— Begin —

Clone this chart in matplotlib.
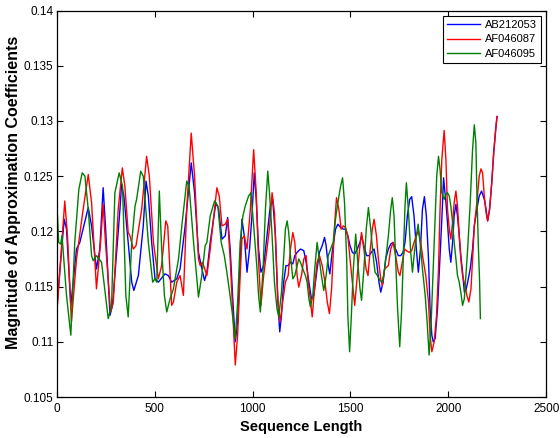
import matplotlib
matplotlib.use("Agg")
import matplotlib.pyplot as plt

# values
blue_x = [0, 38, 50, 72, 101, 118, 161, 178, 203, 220, 237, 249, 272, 285, 323, 331, 343, 365, 383, 394,
          417, 442, 456, 468, 485, 502, 519, 553, 570, 587, 613, 630, 656, 687, 704, 724, 738, 755, 767, 784,
          813, 827, 844, 861, 873, 886, 900, 912, 924, 934, 946, 958, 972, 985, 997, 1009, 1019, 1031, 1043, 1057,
          1074, 1091, 1103, 1117, 1129, 1139, 1148, 1159, 1171, 1182, 1194, 1206, 1216, 1228, 1245, 1262, 1274, 1288, 1301, 1313,
          1330, 1342, 1356, 1368, 1376, 1387, 1395, 1407, 1424, 1436, 1450, 1464, 1475, 1487, 1498, 1510, 1522, 1535, 1549, 1557,
          1569, 1583, 1595, 1607, 1621, 1634, 1646, 1655, 1667, 1680, 1694, 1706, 1718, 1731, 1745, 1757, 1769, 1779, 1791, 1803,
          1813, 1825, 1837, 1847, 1858, 1868, 1878, 1888, 1899, 1907, 1916, 1923, 1933, 1945, 1957, 1967, 1976, 1988, 1996, 2005,
          2013, 2022, 2030, 2039, 2047, 2056, 2064, 2073, 2082, 2090, 2099, 2112, 2124, 2133, 2146, 2158, 2170, 2184, 2193, 2201,
          2211, 2222, 2232, 2242, 2249]
blue_y = [0.1130, 0.1211, 0.1202, 0.1133, 0.1184, 0.1190, 0.12215, 0.1205, 0.1166, 0.1184, 0.12395, 0.1205, 0.1124, 0.1133, 0.1220, 0.12425, 0.1232, 0.1190, 0.1154, 0.11465,
          0.1160, 0.1205, 0.12455, 0.1232, 0.1190, 0.1157, 0.1154, 0.11615, 0.1160, 0.1154, 0.1157, 0.1166, 0.1205, 0.1262, 0.1235, 0.1181, 0.1169, 0.11555, 0.1163, 0.1190,
          0.1226, 0.1220, 0.1193, 0.1196, 0.12125, 0.1184, 0.1136, 0.1100, 0.1118, 0.1160, 0.1211, 0.1196, 0.1163, 0.1184, 0.1214, 0.1253, 0.1229, 0.1184, 0.1163, 0.1169,
          0.1196, 0.1223, 0.1229, 0.1196, 0.1139, 0.1109, 0.1124, 0.1154, 0.1169, 0.1169, 0.1172, 0.11705, 0.1178, 0.1181, 0.1184, 0.11825, 0.1172, 0.1154, 0.1139, 0.1142,
          0.1166, 0.1181, 0.1187, 0.11945, 0.1187, 0.1169, 0.11615, 0.1181, 0.1202, 0.12065, 0.12035, 0.1202, 0.1202, 0.1196, 0.1187, 0.1181, 0.11795, 0.1184, 0.1190, 0.1196,
          0.1187, 0.1178, 0.1178, 0.1181, 0.1184, 0.1172, 0.1154, 0.1145, 0.1154, 0.1175, 0.1184, 0.11885, 0.1190, 0.1184, 0.1178, 0.1178, 0.1181, 0.1190, 0.1214, 0.1229,
          0.12314, 0.1214, 0.1184, 0.1163, 0.1184, 0.1220, 0.12314, 0.1214, 0.1175, 0.1130, 0.1106, 0.1100, 0.1103, 0.1130, 0.1175, 0.1211, 0.12485, 0.1226, 0.1208, 0.1184,
          0.1172, 0.1190, 0.1214, 0.12245, 0.1214, 0.1196, 0.1178, 0.1163, 0.1145, 0.11465, 0.1154, 0.1166, 0.1184, 0.1205, 0.1220, 0.1232, 0.12365, 0.1229, 0.1220, 0.12095,
          0.1220, 0.1244, 0.1271, 0.1292, 0.1304]

red_x = [0, 41, 55, 75, 101, 135, 161, 178, 203, 224, 237, 249, 275, 289, 314, 335, 348, 365, 374, 391,
         405, 434, 459, 473, 494, 519, 536, 557, 567, 587, 596, 613, 630, 647, 664, 687, 704, 724, 733, 745,
         767, 784, 818, 830, 844, 861, 873, 886, 900, 912, 924, 937, 946, 958, 972, 989, 1006, 1019, 1031, 1043,
         1057, 1074, 1088, 1100, 1112, 1125, 1130, 1142, 1154, 1168, 1182, 1194, 1206, 1216, 1228, 1236, 1250, 1262, 1274, 1284,
         1293, 1305, 1318, 1330, 1342, 1356, 1370, 1382, 1393, 1404, 1419, 1429, 1441, 1453, 1464, 1475, 1487, 1498, 1510, 1522,
         1535, 1547, 1557, 1569, 1580, 1590, 1600, 1612, 1621, 1633, 1643, 1655, 1663, 1675, 1694, 1706, 1718, 1731, 1745, 1753,
         1765, 1777, 1786, 1800, 1813, 1825, 1837, 1847, 1859, 1871, 1885, 1899, 1907, 1916, 1928, 1940, 1950, 1958, 1967, 1979,
         1988, 1996, 2005, 2013, 2022, 2030, 2039, 2047, 2056, 2064, 2073, 2085, 2095, 2105, 2116, 2124, 2133, 2146, 2158, 2167,
         2175, 2184, 2193, 2201, 2211, 2222, 2232, 2242, 2249]
red_y = [0.1124, 0.12275, 0.1196, 0.1118, 0.1175, 0.1220, 0.12515, 0.1226, 0.1148, 0.1190, 0.12245, 0.1190, 0.1127, 0.1136, 0.1220, 0.12575, 0.1241, 0.1199, 0.1196, 0.1184,
         0.1187, 0.1220, 0.1268, 0.1250, 0.1190, 0.1157, 0.1169, 0.12095, 0.1205, 0.1133, 0.1136, 0.1154, 0.1160, 0.1142, 0.1220, 0.1289, 0.1250, 0.1175, 0.1169, 0.1172,
         0.1160, 0.1184, 0.12395, 0.1232, 0.1205, 0.12065, 0.1211, 0.1175, 0.1124, 0.1079, 0.1106, 0.1160, 0.1193, 0.1196, 0.1184, 0.1220, 0.1274, 0.1235, 0.1172, 0.1133,
         0.1160, 0.1184, 0.1205, 0.1235, 0.1217, 0.1160, 0.1136, 0.1118, 0.1136, 0.1154, 0.1160, 0.1184, 0.1199, 0.1190, 0.1160, 0.11495, 0.1160, 0.1175, 0.1178, 0.1154,
         0.1142, 0.11225, 0.1151, 0.1172, 0.1178, 0.1169, 0.1154, 0.1136, 0.11255, 0.1148, 0.1205, 0.12305, 0.1220, 0.1202, 0.1205, 0.12035, 0.1196, 0.1175, 0.1154, 0.1133,
         0.1160, 0.1184, 0.1199, 0.1184, 0.1166, 0.1160, 0.1181, 0.1202, 0.1211, 0.1196, 0.1175, 0.1157, 0.1151, 0.1166, 0.1169, 0.1184, 0.1190, 0.1178, 0.1163, 0.1160,
         0.1172, 0.1184, 0.11825, 0.1181, 0.11825, 0.1190, 0.1196, 0.12005, 0.1190, 0.1175, 0.1160, 0.1136, 0.1106, 0.1091, 0.1100, 0.1124, 0.1166, 0.1220, 0.1265, 0.12914,
         0.1265, 0.1220, 0.1202, 0.1193, 0.1208, 0.1226, 0.12365, 0.1223, 0.1196, 0.1175, 0.1160, 0.1151, 0.1142, 0.1136, 0.1148, 0.1175, 0.1205, 0.1226, 0.1250, 0.12566,
         0.1253, 0.1232, 0.1217, 0.12095, 0.1220, 0.1244, 0.1271, 0.1292, 0.1304]

green_x = [4, 10, 20, 27, 50, 72, 92, 113, 130, 144, 161, 178, 186, 203, 229, 263, 280, 297, 319, 336,
           353, 365, 383, 400, 408, 429, 442, 468, 490, 502, 511, 524, 536, 550, 562, 579, 596, 622, 639, 664,
           676, 699, 724, 741, 758, 767, 784, 806, 823, 840, 856, 869, 883, 896, 912, 924, 937, 951, 963, 980,
           992, 1006, 1023, 1031, 1040, 1054, 1066, 1078, 1088, 1100, 1112, 1125, 1134, 1148, 1159, 1168, 1177, 1185, 1194, 1206,
           1216, 1228, 1236, 1245, 1257, 1270, 1279, 1288, 1296, 1308, 1318, 1330, 1339, 1352, 1364, 1376, 1387, 1399, 1412, 1424,
           1436, 1450, 1460, 1470, 1481, 1487, 1496, 1505, 1515, 1527, 1539, 1549, 1557, 1569, 1581, 1592, 1604, 1616, 1626, 1638,
           1651, 1663, 1675, 1694, 1706, 1714, 1723, 1731, 1741, 1752, 1762, 1771, 1779, 1786, 1796, 1808, 1817, 1827, 1837, 1846,
           1856, 1868, 1882, 1892, 1902, 1912, 1923, 1933, 1941, 1950, 1958, 1967, 1979, 1988, 1996, 2005, 2013, 2022, 2030, 2039,
           2047, 2056, 2064, 2073, 2082, 2090, 2099, 2112, 2124, 2133, 2141, 2146, 2153, 2160, 2164]
green_y = [0.1214, 0.1190, 0.11885, 0.1196, 0.1142, 0.1106, 0.1190, 0.1238, 0.1253, 0.1250, 0.1220, 0.1178, 0.11735, 0.1178, 0.1172, 0.1121, 0.1133, 0.1235, 0.1253, 0.1241,
           0.1142, 0.11225, 0.1190, 0.1223, 0.1229, 0.12545, 0.1250, 0.1190, 0.1154, 0.1157, 0.1154, 0.12365, 0.1184, 0.1142, 0.1127, 0.1139, 0.1148, 0.1175, 0.1205, 0.12455,
           0.1241, 0.1190, 0.11405, 0.1160, 0.1187, 0.1190, 0.1214, 0.12275, 0.1223, 0.1190, 0.1178, 0.1163, 0.1145, 0.1127, 0.1103, 0.1136, 0.1190, 0.1214, 0.1223, 0.1232,
           0.1235, 0.1205, 0.1166, 0.1142, 0.1127, 0.1166, 0.1220, 0.12545, 0.1232, 0.1196, 0.1154, 0.1130, 0.11225, 0.1145, 0.1175, 0.1202, 0.12095, 0.1199, 0.1178, 0.1157,
           0.1160, 0.1169, 0.1175, 0.1172, 0.1166, 0.1160, 0.1154, 0.1139, 0.11315, 0.1142, 0.1166, 0.1190, 0.1178, 0.1160, 0.11465, 0.1160, 0.1178, 0.1184, 0.1190, 0.1211,
           0.1226, 0.1241, 0.12485, 0.1226, 0.1175, 0.1124, 0.1091, 0.1124, 0.1166, 0.11975, 0.1169, 0.1148, 0.11375, 0.1166, 0.1202, 0.12215, 0.1202, 0.1178, 0.1163, 0.1160,
           0.11555, 0.1154, 0.1166, 0.1196, 0.1220, 0.12305, 0.1214, 0.1175, 0.1130, 0.10955, 0.1130, 0.1181, 0.1223, 0.1244, 0.1220, 0.1181, 0.1163, 0.1181, 0.1196, 0.12065,
           0.1190, 0.1166, 0.1142, 0.1118, 0.1088, 0.1115, 0.1166, 0.1214, 0.1250, 0.1268, 0.1256, 0.1235, 0.1229, 0.12335, 0.1235, 0.1232, 0.1223, 0.1208, 0.1190, 0.1175,
           0.1160, 0.1154, 0.1145, 0.1133, 0.1139, 0.1160, 0.1184, 0.1226, 0.1274, 0.12965, 0.1280, 0.1235, 0.1190, 0.1154, 0.1121]

labels = ["AB212053", "AF046087", "AF046095"]
colors = ["#0000FF", "#FF0000", "#008000"]

plt.rcParams["font.family"] = ["Liberation Sans", "DejaVu Sans"]

fig = plt.figure(figsize=(5.6, 4.38), dpi=100)
ax = fig.add_axes([0.1013, 0.0936, 0.8740, 0.8824])

for xs, ys, c, lab in zip([blue_x, red_x, green_x], [blue_y, red_y, green_y], colors, labels):
    ax.plot(xs, ys, color=c, lw=1.0, label=lab)

ax.set_xlim(0, 2500)
ax.set_ylim(0.105, 0.14)
ax.set_xticks([0, 500, 1000, 1500, 2000, 2500])
ax.set_yticks([0.105, 0.11, 0.115, 0.12, 0.125, 0.13, 0.135, 0.14])
ax.set_yticklabels(["0.105", "0.11", "0.115", "0.12", "0.125", "0.13", "0.135", "0.14"])

# matlab look: ticks inside on every side
ax.tick_params(direction="in", top=True, right=True, labelsize=8.5, length=4, width=0.8)
ax.tick_params(axis="x", pad=4)
ax.tick_params(axis="y", pad=2.5)
for s in ax.spines.values():
    s.set_linewidth(0.9)

ax.set_xlabel("Sequence Length", fontsize=10.5, fontweight="bold", labelpad=4)
ax.set_ylabel("Magnitude of Approximation Coefficients", fontsize=11.5, fontweight="bold")
ax.yaxis.set_label_coords(-0.073, 0.53)

leg = ax.legend(loc="upper right", fontsize=8, fancybox=False, framealpha=1,
                edgecolor="black", borderaxespad=0.5, handlelength=3.0, labelspacing=0.4,
                borderpad=0.35, handletextpad=0.4)
leg.get_frame().set_linewidth(0.8)

fig.savefig("out.png", dpi=100)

— End —

- AIM -
Give again, word for word, every line from the top of the data above to the line holding "import matplotlib.pyplot as plt", inclusive, with the pictures left out.

- THE REPLY -
Clone this chart in matplotlib.
import matplotlib
matplotlib.use("Agg")
import matplotlib.pyplot as plt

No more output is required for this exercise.